- **What is needed**
Extract all records. Keep each one exact.
━━━━━━━━━━
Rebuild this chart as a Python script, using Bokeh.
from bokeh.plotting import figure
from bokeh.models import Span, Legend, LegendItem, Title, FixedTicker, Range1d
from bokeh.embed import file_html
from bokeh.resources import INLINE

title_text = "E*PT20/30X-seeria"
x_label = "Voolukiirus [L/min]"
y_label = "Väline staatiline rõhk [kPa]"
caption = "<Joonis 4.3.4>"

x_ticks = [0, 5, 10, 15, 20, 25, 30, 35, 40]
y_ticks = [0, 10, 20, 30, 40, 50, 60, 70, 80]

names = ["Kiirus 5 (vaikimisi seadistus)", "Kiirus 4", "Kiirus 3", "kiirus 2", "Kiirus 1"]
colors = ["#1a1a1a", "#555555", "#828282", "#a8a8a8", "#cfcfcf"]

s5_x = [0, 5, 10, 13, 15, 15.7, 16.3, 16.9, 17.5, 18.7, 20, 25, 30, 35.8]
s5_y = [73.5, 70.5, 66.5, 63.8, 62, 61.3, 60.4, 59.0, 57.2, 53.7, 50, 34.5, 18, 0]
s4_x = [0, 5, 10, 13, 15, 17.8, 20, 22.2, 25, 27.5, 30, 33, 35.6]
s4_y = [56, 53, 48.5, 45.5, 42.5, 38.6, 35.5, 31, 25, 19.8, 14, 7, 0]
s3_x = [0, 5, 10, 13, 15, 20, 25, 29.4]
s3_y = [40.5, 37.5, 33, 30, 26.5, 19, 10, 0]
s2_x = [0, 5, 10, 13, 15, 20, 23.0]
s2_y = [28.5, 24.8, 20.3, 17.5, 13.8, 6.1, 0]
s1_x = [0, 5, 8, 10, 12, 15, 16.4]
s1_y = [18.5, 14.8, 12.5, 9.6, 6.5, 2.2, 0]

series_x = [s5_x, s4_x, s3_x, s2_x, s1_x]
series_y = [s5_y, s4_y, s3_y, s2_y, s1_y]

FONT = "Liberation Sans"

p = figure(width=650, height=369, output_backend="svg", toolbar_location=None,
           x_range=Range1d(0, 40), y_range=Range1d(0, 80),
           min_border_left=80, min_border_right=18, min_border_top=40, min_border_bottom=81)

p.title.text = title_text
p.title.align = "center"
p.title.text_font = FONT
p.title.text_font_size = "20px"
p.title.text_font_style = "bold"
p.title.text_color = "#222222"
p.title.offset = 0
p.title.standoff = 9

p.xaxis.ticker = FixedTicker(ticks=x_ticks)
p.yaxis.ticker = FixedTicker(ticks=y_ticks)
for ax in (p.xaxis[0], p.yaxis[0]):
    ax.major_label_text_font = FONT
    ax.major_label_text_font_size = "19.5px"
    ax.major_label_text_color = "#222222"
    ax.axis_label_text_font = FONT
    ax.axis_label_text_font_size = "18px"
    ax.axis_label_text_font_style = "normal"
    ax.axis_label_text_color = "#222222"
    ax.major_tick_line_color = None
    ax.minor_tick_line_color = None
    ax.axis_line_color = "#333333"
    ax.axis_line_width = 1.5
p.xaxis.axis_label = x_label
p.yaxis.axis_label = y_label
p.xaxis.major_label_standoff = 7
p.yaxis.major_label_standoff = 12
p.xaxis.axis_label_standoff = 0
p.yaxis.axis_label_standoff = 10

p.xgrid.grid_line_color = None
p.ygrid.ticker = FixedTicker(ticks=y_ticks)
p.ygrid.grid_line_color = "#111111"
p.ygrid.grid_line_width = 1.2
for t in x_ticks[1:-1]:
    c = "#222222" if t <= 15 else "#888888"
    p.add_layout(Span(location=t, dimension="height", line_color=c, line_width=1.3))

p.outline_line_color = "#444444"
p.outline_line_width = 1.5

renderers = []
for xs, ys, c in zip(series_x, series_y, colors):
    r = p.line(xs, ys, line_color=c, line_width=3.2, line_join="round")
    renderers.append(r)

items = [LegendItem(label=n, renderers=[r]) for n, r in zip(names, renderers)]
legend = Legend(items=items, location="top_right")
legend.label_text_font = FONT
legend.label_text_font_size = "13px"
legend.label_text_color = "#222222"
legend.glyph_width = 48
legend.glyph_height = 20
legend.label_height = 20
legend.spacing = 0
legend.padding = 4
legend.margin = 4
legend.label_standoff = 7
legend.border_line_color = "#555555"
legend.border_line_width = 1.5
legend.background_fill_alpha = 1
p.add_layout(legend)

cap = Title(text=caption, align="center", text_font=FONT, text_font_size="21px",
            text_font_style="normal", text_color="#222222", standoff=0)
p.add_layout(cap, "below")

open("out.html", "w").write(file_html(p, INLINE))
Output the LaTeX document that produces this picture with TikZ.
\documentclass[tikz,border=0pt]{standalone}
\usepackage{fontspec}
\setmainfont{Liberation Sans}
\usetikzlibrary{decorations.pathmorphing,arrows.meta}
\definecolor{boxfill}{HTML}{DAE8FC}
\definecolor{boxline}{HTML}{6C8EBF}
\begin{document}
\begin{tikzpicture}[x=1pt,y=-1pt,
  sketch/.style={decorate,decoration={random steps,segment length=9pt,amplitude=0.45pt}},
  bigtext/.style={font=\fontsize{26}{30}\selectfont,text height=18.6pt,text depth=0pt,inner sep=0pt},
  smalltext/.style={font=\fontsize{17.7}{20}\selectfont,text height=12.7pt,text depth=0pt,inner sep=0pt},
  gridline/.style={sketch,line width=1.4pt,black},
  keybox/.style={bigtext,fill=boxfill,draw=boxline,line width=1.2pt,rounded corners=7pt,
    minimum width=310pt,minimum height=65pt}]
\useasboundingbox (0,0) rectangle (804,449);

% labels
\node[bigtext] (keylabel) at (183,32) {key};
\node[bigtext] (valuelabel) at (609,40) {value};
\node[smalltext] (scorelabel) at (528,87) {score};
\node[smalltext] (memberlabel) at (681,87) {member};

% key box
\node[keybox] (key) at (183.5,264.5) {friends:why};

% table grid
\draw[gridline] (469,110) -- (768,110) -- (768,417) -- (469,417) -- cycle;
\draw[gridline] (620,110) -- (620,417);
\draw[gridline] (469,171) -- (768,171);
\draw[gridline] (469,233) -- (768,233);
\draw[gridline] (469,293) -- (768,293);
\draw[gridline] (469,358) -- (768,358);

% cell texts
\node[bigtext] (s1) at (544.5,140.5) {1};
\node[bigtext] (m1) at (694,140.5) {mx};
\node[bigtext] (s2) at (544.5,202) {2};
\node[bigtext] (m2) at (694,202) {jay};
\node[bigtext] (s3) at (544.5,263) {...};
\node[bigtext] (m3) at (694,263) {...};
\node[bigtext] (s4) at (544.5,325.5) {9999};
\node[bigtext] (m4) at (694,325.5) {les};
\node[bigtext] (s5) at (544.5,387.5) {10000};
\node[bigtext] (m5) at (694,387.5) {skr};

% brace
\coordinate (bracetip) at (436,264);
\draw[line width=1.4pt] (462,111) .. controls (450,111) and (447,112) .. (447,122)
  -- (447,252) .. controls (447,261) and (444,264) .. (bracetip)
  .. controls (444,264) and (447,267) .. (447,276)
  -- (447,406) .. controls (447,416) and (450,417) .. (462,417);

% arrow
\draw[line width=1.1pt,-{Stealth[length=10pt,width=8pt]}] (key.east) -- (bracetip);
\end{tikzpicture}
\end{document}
━━━━━━━━━━
- **Task solution**
Rebuild this chart as a Python script, using Bokeh.
from bokeh.plotting import figure
from bokeh.models import Span, Legend, LegendItem, Title, FixedTicker, Range1d
from bokeh.embed import file_html
from bokeh.resources import INLINE

title_text = "E*PT20/30X-seeria"
x_label = "Voolukiirus [L/min]"
y_label = "Väline staatiline rõhk [kPa]"
caption = "<Joonis 4.3.4>"

x_ticks = [0, 5, 10, 15, 20, 25, 30, 35, 40]
y_ticks = [0, 10, 20, 30, 40, 50, 60, 70, 80]

names = ["Kiirus 5 (vaikimisi seadistus)", "Kiirus 4", "Kiirus 3", "kiirus 2", "Kiirus 1"]
colors = ["#1a1a1a", "#555555", "#828282", "#a8a8a8", "#cfcfcf"]

s5_x = [0, 5, 10, 13, 15, 15.7, 16.3, 16.9, 17.5, 18.7, 20, 25, 30, 35.8]
s5_y = [73.5, 70.5, 66.5, 63.8, 62, 61.3, 60.4, 59.0, 57.2, 53.7, 50, 34.5, 18, 0]
s4_x = [0, 5, 10, 13, 15, 17.8, 20, 22.2, 25, 27.5, 30, 33, 35.6]
s4_y = [56, 53, 48.5, 45.5, 42.5, 38.6, 35.5, 31, 25, 19.8, 14, 7, 0]
s3_x = [0, 5, 10, 13, 15, 20, 25, 29.4]
s3_y = [40.5, 37.5, 33, 30, 26.5, 19, 10, 0]
s2_x = [0, 5, 10, 13, 15, 20, 23.0]
s2_y = [28.5, 24.8, 20.3, 17.5, 13.8, 6.1, 0]
s1_x = [0, 5, 8, 10, 12, 15, 16.4]
s1_y = [18.5, 14.8, 12.5, 9.6, 6.5, 2.2, 0]

series_x = [s5_x, s4_x, s3_x, s2_x, s1_x]
series_y = [s5_y, s4_y, s3_y, s2_y, s1_y]

FONT = "Liberation Sans"

p = figure(width=650, height=369, output_backend="svg", toolbar_location=None,
           x_range=Range1d(0, 40), y_range=Range1d(0, 80),
           min_border_left=80, min_border_right=18, min_border_top=40, min_border_bottom=81)

p.title.text = title_text
p.title.align = "center"
p.title.text_font = FONT
p.title.text_font_size = "20px"
p.title.text_font_style = "bold"
p.title.text_color = "#222222"
p.title.offset = 0
p.title.standoff = 9

p.xaxis.ticker = FixedTicker(ticks=x_ticks)
p.yaxis.ticker = FixedTicker(ticks=y_ticks)
for ax in (p.xaxis[0], p.yaxis[0]):
    ax.major_label_text_font = FONT
    ax.major_label_text_font_size = "19.5px"
    ax.major_label_text_color = "#222222"
    ax.axis_label_text_font = FONT
    ax.axis_label_text_font_size = "18px"
    ax.axis_label_text_font_style = "normal"
    ax.axis_label_text_color = "#222222"
    ax.major_tick_line_color = None
    ax.minor_tick_line_color = None
    ax.axis_line_color = "#333333"
    ax.axis_line_width = 1.5
p.xaxis.axis_label = x_label
p.yaxis.axis_label = y_label
p.xaxis.major_label_standoff = 7
p.yaxis.major_label_standoff = 12
p.xaxis.axis_label_standoff = 0
p.yaxis.axis_label_standoff = 10

p.xgrid.grid_line_color = None
p.ygrid.ticker = FixedTicker(ticks=y_ticks)
p.ygrid.grid_line_color = "#111111"
p.ygrid.grid_line_width = 1.2
for t in x_ticks[1:-1]:
    c = "#222222" if t <= 15 else "#888888"
    p.add_layout(Span(location=t, dimension="height", line_color=c, line_width=1.3))

p.outline_line_color = "#444444"
p.outline_line_width = 1.5

renderers = []
for xs, ys, c in zip(series_x, series_y, colors):
    r = p.line(xs, ys, line_color=c, line_width=3.2, line_join="round")
    renderers.append(r)

items = [LegendItem(label=n, renderers=[r]) for n, r in zip(names, renderers)]
legend = Legend(items=items, location="top_right")
legend.label_text_font = FONT
legend.label_text_font_size = "13px"
legend.label_text_color = "#222222"
legend.glyph_width = 48
legend.glyph_height = 20
legend.label_height = 20
legend.spacing = 0
legend.padding = 4
legend.margin = 4
legend.label_standoff = 7
legend.border_line_color = "#555555"
legend.border_line_width = 1.5
legend.background_fill_alpha = 1
p.add_layout(legend)

cap = Title(text=caption, align="center", text_font=FONT, text_font_size="21px",
            text_font_style="normal", text_color="#222222", standoff=0)
p.add_layout(cap, "below")

open("out.html", "w").write(file_html(p, INLINE))
Output the LaTeX document that produces this picture with TikZ.
\documentclass[tikz,border=0pt]{standalone}
\usepackage{fontspec}
\setmainfont{Liberation Sans}
\usetikzlibrary{decorations.pathmorphing,arrows.meta}
\definecolor{boxfill}{HTML}{DAE8FC}
\definecolor{boxline}{HTML}{6C8EBF}
\begin{document}
\begin{tikzpicture}[x=1pt,y=-1pt,
  sketch/.style={decorate,decoration={random steps,segment length=9pt,amplitude=0.45pt}},
  bigtext/.style={font=\fontsize{26}{30}\selectfont,text height=18.6pt,text depth=0pt,inner sep=0pt},
  smalltext/.style={font=\fontsize{17.7}{20}\selectfont,text height=12.7pt,text depth=0pt,inner sep=0pt},
  gridline/.style={sketch,line width=1.4pt,black},
  keybox/.style={bigtext,fill=boxfill,draw=boxline,line width=1.2pt,rounded corners=7pt,
    minimum width=310pt,minimum height=65pt}]
\useasboundingbox (0,0) rectangle (804,449);

% labels
\node[bigtext] (keylabel) at (183,32) {key};
\node[bigtext] (valuelabel) at (609,40) {value};
\node[smalltext] (scorelabel) at (528,87) {score};
\node[smalltext] (memberlabel) at (681,87) {member};

% key box
\node[keybox] (key) at (183.5,264.5) {friends:why};

% table grid
\draw[gridline] (469,110) -- (768,110) -- (768,417) -- (469,417) -- cycle;
\draw[gridline] (620,110) -- (620,417);
\draw[gridline] (469,171) -- (768,171);
\draw[gridline] (469,233) -- (768,233);
\draw[gridline] (469,293) -- (768,293);
\draw[gridline] (469,358) -- (768,358);

% cell texts
\node[bigtext] (s1) at (544.5,140.5) {1};
\node[bigtext] (m1) at (694,140.5) {mx};
\node[bigtext] (s2) at (544.5,202) {2};
\node[bigtext] (m2) at (694,202) {jay};
\node[bigtext] (s3) at (544.5,263) {...};
\node[bigtext] (m3) at (694,263) {...};
\node[bigtext] (s4) at (544.5,325.5) {9999};
\node[bigtext] (m4) at (694,325.5) {les};
\node[bigtext] (s5) at (544.5,387.5) {10000};
\node[bigtext] (m5) at (694,387.5) {skr};

% brace
\coordinate (bracetip) at (436,264);
\draw[line width=1.4pt] (462,111) .. controls (450,111) and (447,112) .. (447,122)
  -- (447,252) .. controls (447,261) and (444,264) .. (bracetip)
  .. controls (444,264) and (447,267) .. (447,276)
  -- (447,406) .. controls (447,416) and (450,417) .. (462,417);

% arrow
\draw[line width=1.1pt,-{Stealth[length=10pt,width=8pt]}] (key.east) -- (bracetip);
\end{tikzpicture}
\end{document}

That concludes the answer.